• _Work to complete_
Copy out the listing that follows exactly, dropping every picture.

• _Information provided_
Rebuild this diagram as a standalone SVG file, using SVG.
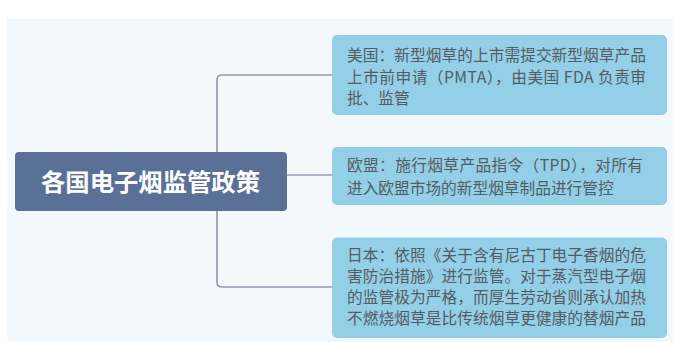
<svg xmlns="http://www.w3.org/2000/svg" width="675" height="342" viewBox="0 0 675 342">
<style>
.box{fill:#93cfe6;}
.t{font-family:"Noto Sans CJK SC","Noto Sans",sans-serif;font-size:15.7px;fill:#555b63;}
.c{fill:none;stroke:#939cb0;stroke-width:1.7;}
</style>
<rect x="0" y="0" width="675" height="342" fill="#ffffff"/>
<rect x="7" y="19" width="666" height="323" fill="#f3f8fd"/>
<g id="connectors">
<path class="c" d="M332,75 H222 Q217,75 217,80 V282 Q217,287 222,287 H332"/>
<path class="c" d="M287,175 H332"/>
</g>
<g id="root">
<rect x="15" y="152" width="272" height="59" rx="4" fill="#5a7097"/>
<text x="41" y="190.5" textLength="219" lengthAdjust="spacingAndGlyphs" font-family="Noto Sans CJK SC, sans-serif" font-size="24" font-weight="bold" fill="#ffffff">各国电子烟监管政策</text>
</g>
<g id="usa">
<rect class="box" x="332" y="35" width="335" height="80" rx="5"/>
<text class="t" x="347" y="61" textLength="299" lengthAdjust="spacing">美国：新型烟草的上市需提交新型烟草产品</text>
<text class="t" x="347" y="82.5" textLength="299" lengthAdjust="spacing">上市前申请（PMTA），由美国 FDA 负责审</text>
<text class="t" x="347" y="104">批、监管</text>
</g>
<g id="eu">
<rect class="box" x="332" y="147" width="335" height="58" rx="5"/>
<text class="t" x="347" y="171" textLength="296" lengthAdjust="spacing">欧盟：施行烟草产品指令（TPD），对所有</text>
<text class="t" x="347" y="193.5">进入欧盟市场的新型烟草制品进行管控</text>
</g>
<g id="japan">
<rect class="box" x="332" y="237.5" width="335" height="100.5" rx="5"/>
<text class="t" x="347" y="260.5" textLength="299" lengthAdjust="spacing">日本：依照《关于含有尼古丁电子香烟的危</text>
<text class="t" x="347" y="281.8" textLength="299" lengthAdjust="spacing">害防治措施》进行监管。对于蒸汽型电子烟</text>
<text class="t" x="347" y="303.1" textLength="299" lengthAdjust="spacing">的监管极为严格，而厚生劳动省则承认加热</text>
<text class="t" x="347" y="324.4" textLength="299" lengthAdjust="spacing">不燃烧烟草是比传统烟草更健康的替烟产品</text>
</g>
</svg>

• _Solution to this task_
Rebuild this diagram as a standalone SVG file, using SVG.
<svg xmlns="http://www.w3.org/2000/svg" width="675" height="342" viewBox="0 0 675 342">
<style>
.box{fill:#93cfe6;}
.t{font-family:"Noto Sans CJK SC","Noto Sans",sans-serif;font-size:15.7px;fill:#555b63;}
.c{fill:none;stroke:#939cb0;stroke-width:1.7;}
</style>
<rect x="0" y="0" width="675" height="342" fill="#ffffff"/>
<rect x="7" y="19" width="666" height="323" fill="#f3f8fd"/>
<g id="connectors">
<path class="c" d="M332,75 H222 Q217,75 217,80 V282 Q217,287 222,287 H332"/>
<path class="c" d="M287,175 H332"/>
</g>
<g id="root">
<rect x="15" y="152" width="272" height="59" rx="4" fill="#5a7097"/>
<text x="41" y="190.5" textLength="219" lengthAdjust="spacingAndGlyphs" font-family="Noto Sans CJK SC, sans-serif" font-size="24" font-weight="bold" fill="#ffffff">各国电子烟监管政策</text>
</g>
<g id="usa">
<rect class="box" x="332" y="35" width="335" height="80" rx="5"/>
<text class="t" x="347" y="61" textLength="299" lengthAdjust="spacing">美国：新型烟草的上市需提交新型烟草产品</text>
<text class="t" x="347" y="82.5" textLength="299" lengthAdjust="spacing">上市前申请（PMTA），由美国 FDA 负责审</text>
<text class="t" x="347" y="104">批、监管</text>
</g>
<g id="eu">
<rect class="box" x="332" y="147" width="335" height="58" rx="5"/>
<text class="t" x="347" y="171" textLength="296" lengthAdjust="spacing">欧盟：施行烟草产品指令（TPD），对所有</text>
<text class="t" x="347" y="193.5">进入欧盟市场的新型烟草制品进行管控</text>
</g>
<g id="japan">
<rect class="box" x="332" y="237.5" width="335" height="100.5" rx="5"/>
<text class="t" x="347" y="260.5" textLength="299" lengthAdjust="spacing">日本：依照《关于含有尼古丁电子香烟的危</text>
<text class="t" x="347" y="281.8" textLength="299" lengthAdjust="spacing">害防治措施》进行监管。对于蒸汽型电子烟</text>
<text class="t" x="347" y="303.1" textLength="299" lengthAdjust="spacing">的监管极为严格，而厚生劳动省则承认加热</text>
<text class="t" x="347" y="324.4" textLength="299" lengthAdjust="spacing">不燃烧烟草是比传统烟草更健康的替烟产品</text>
</g>
</svg>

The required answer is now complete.